Still struggling to get myself back into sync. I feel totally lackadaisical and uninspired with everything except literature. Call it the holiday blues without wishing I was actually back there by the pool. I’m still on a high with words and ideas—and that’s before the EBF even begins—but with the day job and everything else I’m having to slowly crank up the gears and build up some momentum. Slowly but surely, I’m getting back up to speed.
So with July over and mid-August approaching, I find myself looking very much forward to my Writing New Year. One week on Saturday the book festival will open and so will begin my annual soaking up of all things literati. It will also be the three week period during which I will close up my final GDR for the previous year (18 months in this case) and prepare my plan for the following year. I’m already giving it a lot of thought because my priorities and targets are going to change—again. Next year will be one of focussed, determined advancement.
Speaking of the book festival, when I last passed Charlotte Square on the 17th July it was still a barren patch of grass. Yesterday, I happened to pass by it on a bus and some of the tents are already up! The excitement builds.
I’ve still got loads to catch up on after my fortnight away. I’ve got a couple of hundred emails stacked up to read through; medium and low priority ones since I’ve scanned through everything for the all important ones, i.e., applications, submissions and personals. I also want to catch up on all my favourite blogs and I want to scan the newspapers I would normally read for any highlights or announcements. The only thing I’ve seen so far was related to flooding in Pakistan and Alex Higgins’ death.
As I mentioned yesterday, our hotel stood in a patch of nowhere in the Algarve. A few miles to the west was Vilamoura, a small town for rich people with big yachts and a lot of time on their hands. It reminded of a mini Cannes. And to the east we had Albuifera, a tourist hot spot that has grown from being one small town square and a hotel 30 years ago, to a mass of restaurants, bars, hotels and general focal point for the average European tourist.
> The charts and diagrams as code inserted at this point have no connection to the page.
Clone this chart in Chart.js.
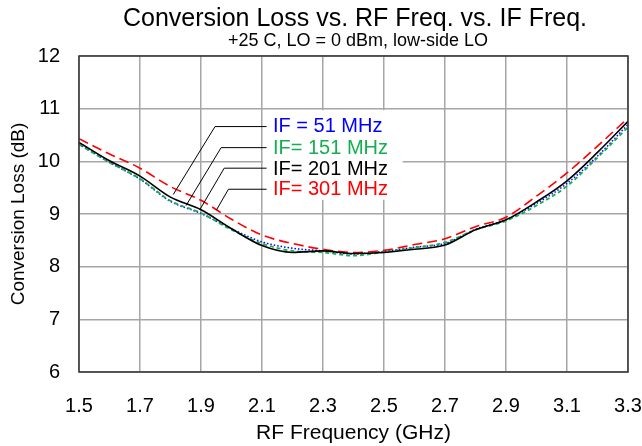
<!DOCTYPE html>
<html lang="en">
<head>
    <meta charset="UTF-8">
    <title>Conversion Loss vs. RF Freq. vs. IF Freq.</title>
    <script src="https://cdn.jsdelivr.net/npm/chart.js"></script>
    <style>
        body { margin: 0; background: #fff; }
        #wrap { width: 642px; height: 446px; }
    </style>
</head>
<body>
    <div id="wrap"><canvas id="lossChart" width="642" height="446"></canvas></div>

    <script>
        // RF frequency (GHz) and conversion loss (dB) for each IF
        const rfFreq = [1.5, 1.6, 1.7, 1.8, 1.9, 2.0, 2.1, 2.2, 2.3, 2.4, 2.5, 2.6, 2.7, 2.8, 2.9, 3.0, 3.1, 3.2, 3.3];
        const loss51  = [10.33, 9.98, 9.66, 9.24, 9.01, 8.72, 8.47, 8.35, 8.30, 8.24, 8.29, 8.37, 8.44, 8.71, 8.89, 9.20, 9.58, 10.10, 10.70];
        const loss151 = [10.32, 9.98, 9.67, 9.25, 9.02, 8.70, 8.44, 8.30, 8.27, 8.21, 8.28, 8.36, 8.46, 8.70, 8.87, 9.16, 9.53, 10.07, 10.65];
        const loss201 = [10.36, 10.01, 9.72, 9.32, 9.08, 8.72, 8.40, 8.27, 8.30, 8.25, 8.27, 8.33, 8.41, 8.70, 8.89, 9.23, 9.63, 10.17, 10.76];
        const loss301 = [10.43, 10.14, 9.87, 9.52, 9.26, 8.90, 8.60, 8.44, 8.33, 8.27, 8.31, 8.42, 8.53, 8.76, 8.94, 9.34, 9.78, 10.29, 10.82];

        const xTicks = [1.5, 1.7, 1.9, 2.1, 2.3, 2.5, 2.7, 2.9, 3.1, 3.3];
        const yTicks = [6, 7, 8, 9, 10, 11, 12];

        const seriesNames = ['IF = 51 MHz', 'IF= 151 MHz', 'IF= 201 MHz', 'IF= 301 MHz'];
        const seriesColors = ['#0000ff', '#14b04f', '#000000', '#ff0000'];

        // callout labels: text position, elbow and end of leader, in data units
        const labelX = 2.136;
        const labelY = [10.66, 10.25, 9.84, 9.46];
        const leaderRight = 2.115;
        const elbowX = [1.946, 1.966, 1.976, 1.990];
        const elbowY = [10.66, 10.26, 9.87, 9.47];
        const endX = [1.809, 1.851, 1.897, 1.951];
        const endY = [9.37, 9.16, 9.09, 9.08];
        const boxX = [2.1, 2.558];
        const boxY = [10.97, 9.27];

        const titleText = 'Conversion Loss vs. RF Freq. vs. IF Freq.';
        const subtitleText = '+25 C, LO = 0 dBm, low-side LO';

        const FONT = '"Liberation Sans", Arial, sans-serif';

        function pts(ys) {
            return rfFreq.map((x, i) => ({ x: x, y: ys[i] }));
        }

        const calloutPlugin = {
            id: 'callouts',
            beforeDatasetsDraw(chart) {
                const { ctx, scales: { x, y } } = chart;
                // white box behind callout text hides the grid
                ctx.save();
                ctx.fillStyle = '#fff';
                const x0 = x.getPixelForValue(boxX[0]), x1 = x.getPixelForValue(boxX[1]);
                const y0 = y.getPixelForValue(boxY[0]), y1 = y.getPixelForValue(boxY[1]);
                ctx.fillRect(x0 + 1, y0, x1 - x0, y1 - y0);
                ctx.restore();
            },
            afterDatasetsDraw(chart) {
                const { ctx, chartArea, scales: { x, y } } = chart;
                ctx.save();
                // leaders
                ctx.strokeStyle = '#000';
                ctx.lineWidth = 1;
                for (let i = 0; i < seriesNames.length; i++) {
                    ctx.beginPath();
                    ctx.moveTo(x.getPixelForValue(leaderRight), y.getPixelForValue(elbowY[i]));
                    ctx.lineTo(x.getPixelForValue(elbowX[i]), y.getPixelForValue(elbowY[i]));
                    ctx.lineTo(x.getPixelForValue(endX[i]), y.getPixelForValue(endY[i]));
                    ctx.stroke();
                }
                // labels
                ctx.font = '20px ' + FONT;
                ctx.textBaseline = 'middle';
                ctx.textAlign = 'left';
                for (let i = 0; i < seriesNames.length; i++) {
                    ctx.fillStyle = seriesColors[i];
                    ctx.fillText(seriesNames[i], x.getPixelForValue(labelX), y.getPixelForValue(labelY[i]));
                }
                // plot frame
                ctx.strokeStyle = '#333';
                ctx.lineWidth = 1.5;
                ctx.strokeRect(chartArea.left, chartArea.top, chartArea.right - chartArea.left, chartArea.bottom - chartArea.top);
                // titles
                ctx.fillStyle = '#000';
                ctx.textAlign = 'center';
                ctx.font = '25px ' + FONT;
                ctx.fillText(titleText, 355, 19);
                ctx.font = '18px ' + FONT;
                ctx.fillText(subtitleText, 358, 41);
                ctx.restore();
            }
        };

        const ctx = document.getElementById('lossChart').getContext('2d');
        const lossChart = new Chart(ctx, {
            type: 'line',
            data: {
                datasets: [{
                    label: seriesNames[0],
                    data: pts(loss51),
                    borderColor: seriesColors[0],
                    borderWidth: 1.5,
                    borderDash: [1.5, 2],
                    order: 3
                }, {
                    label: seriesNames[1],
                    data: pts(loss151),
                    borderColor: seriesColors[1],
                    borderWidth: 1.8,
                    borderDash: [4, 3],
                    order: 2
                }, {
                    label: seriesNames[2],
                    data: pts(loss201),
                    borderColor: seriesColors[2],
                    borderWidth: 1.6,
                    order: 0
                }, {
                    label: seriesNames[3],
                    data: pts(loss301),
                    borderColor: seriesColors[3],
                    borderWidth: 1.6,
                    borderDash: [10, 5],
                    order: 1
                }]
            },
            options: {
                responsive: false,
                animation: false,
                devicePixelRatio: 1,
                layout: { padding: { top: 56, right: 14, left: 0, bottom: 0 } },
                elements: {
                    point: { radius: 0 },
                    line: { cubicInterpolationMode: 'monotone', fill: false }
                },
                plugins: {
                    legend: { display: false },
                    tooltip: { enabled: false }
                },
                scales: {
                    x: {
                        type: 'linear',
                        min: 1.5,
                        max: 3.3,
                        afterBuildTicks: (axis) => { axis.ticks = xTicks.map(v => ({ value: v })); },
                        afterFit: (axis) => {
                            axis.height = 74;
                            axis.paddingLeft = 0;
                            axis.paddingRight = 0;
                        },
                        grid: { color: '#a6a6a6', lineWidth: 1.5, drawTicks: false },
                        border: { display: false },
                        ticks: {
                            padding: 22,
                            color: '#000',
                            font: { family: FONT, size: 20 },
                            maxRotation: 0,
                            callback: (v) => Number(v).toFixed(1)
                        },
                        title: {
                            display: true,
                            text: 'RF Frequency (GHz)',
                            color: '#000',
                            font: { family: FONT, size: 21 },
                            padding: { top: 0, bottom: 0 }
                        }
                    },
                    y: {
                        min: 6,
                        max: 12,
                        afterBuildTicks: (axis) => { axis.ticks = yTicks.map(v => ({ value: v })); },
                        afterFit: (axis) => {
                            axis.width = 79;
                            axis.paddingTop = 0;
                            axis.paddingBottom = 0;
                        },
                        grid: { color: '#a6a6a6', lineWidth: 1.5, drawTicks: false },
                        border: { display: false },
                        ticks: {
                            padding: 19,
                            color: '#000',
                            font: { family: FONT, size: 20 }
                        },
                        title: {
                            display: true,
                            text: 'Conversion Loss (dB)',
                            color: '#000',
                            font: { family: FONT, size: 19 },
                            padding: { top: 7, bottom: 0 }
                        }
                    }
                }
            },
            plugins: [calloutPlugin]
        });
    </script>
</body>
</html>
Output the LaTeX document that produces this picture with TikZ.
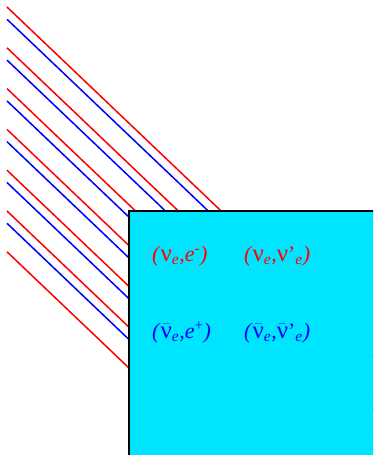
\documentclass[tikz,border=0pt]{standalone}
\usepackage{amsmath}
\usepackage{fontspec}
\setmainfont{Liberation Serif}
\usepackage{tikz}
\usetikzlibrary{calc}

\definecolor{boxcyan}{RGB}{0,229,255}
\newcommand{\nul}{{\fontsize{25}{26}\selectfont ν}}
\newcommand{\nub}{\ensuremath{\bar{\mbox{\nul}}}}
\tikzset{
  ray/.style={line width=1.5pt},
  pair/.style={anchor=base west, inner sep=0pt, font=\fontsize{22}{24}\selectfont}
}

\begin{document}
\begin{tikzpicture}[x=1pt, y=-1pt]
  \useasboundingbox (0,0) rectangle (373,455);
  \clip (0,0) rectangle (373,455);

  % incoming beams
  \foreach \i in {0,...,6}
    \draw[ray, red] (7, 7+40.8*\i) -- ++(400, 381);
  \foreach \i in {0,...,5}
    \draw[ray, blue] (7, 19.3+40.8*\i) -- ++(400, 381);

  % target block
  \draw[line width=2pt, fill=boxcyan] (129,210.5) rectangle (390,470);

  % scattering channels
  \node[pair, text=red] (nue) at (152,261)
    {\textit{(}\nul\textsubscript{\textit{e}}\textit{,e}\textsuperscript{-}\textit{)}};
  \node[pair, text=red] (nunu) at (244,261)
    {\textit{(}\nul\textsubscript{\textit{e}}\textit{,}\nul’\textsubscript{\textit{e}}\textit{)}};
  \node[pair, text=blue] (nubare) at (152,338)
    {\textit{(}\nub\textsubscript{\textit{e}}\textit{,e}\textsuperscript{+}\textit{)}};
  \node[pair, text=blue] (nubarnu) at (244,338)
    {\textit{(}\nub\textsubscript{\textit{e}}\textit{,}\nub’\textsubscript{\textit{e}}\textit{)}};
\end{tikzpicture}
\end{document}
I liked Vilamoura a lot. The first time we visited we did so as a family, walking the 45 minutes along a thronging beach to get to it. Our first stop was the Hagen Dazs shop where we got some expensively delicious ice-cream ($17 for 3 double-topped cones!) before trouping around the shops and stopping for refreshments. There wasn’t much else to do really, which is why when Gail and I returned a few days later on our own, we got a little more out of it. This time we stopped off for some lunch and wine in The Old Navy brasserie and had a more leisurely stroll. We shopped for jewellery (I also buy Gail something nice when we’re on holiday) and we discussed what kind of yacht we would buy once I’ve sold all the film rights to my best selling novels. That discussion led to having to convince Gail I wouldn’t ditch her for some young blonde once I got rich. Dear oh dear, sometimes it’s as though nobody gets me. Why would I through away a diamond for a pearl?
Travelling to Albuifera wasn’t quite so easy to get to so just as well the hotel provided a courtesy coach several times a day. The town was split into two parts: the “Strip”, a modernised main street laden with pubs, restaurants and shops, and the Old Town, the original site of the town before tourism took, also where we went. It was here I bought a new notebook; handmade from wood, string, beach items (sand and shells) and recycled paper, it’s a great wee inspirational pad that I will use for a specific purpose. I also purchased the few gifts I wanted to take home, and the rest of the time (for me) was spent waiting around for my wife and daughter. I resorted to taking some scenic photographs and people watching.
Had Gail and I been on the holiday alone we would have been to a bull fight. As it was, we couldn’t get into Albuifera the following night for two hours at 22:15 so had to miss what we thought might have been a fascinating experience. I’m not particularly into animal cruelty (I keep bunnies for Gawd’s sake!) but we wanted to get more Portuguese culture than we were getting and this seemed a good idea when the opportunity arose. Not to be though, not this time.
I never got a chance to upload my photographs to the website last night. Some stuff came up that took precedence but I’ll do so tonight hopefully. I’ll try and get a hold of my daughter’s pictures, too, as she has some crackers on her camera. My wife, the professional photographer, took only a small handful – mostly of a sunset from the cliff side – she really WAS on a break!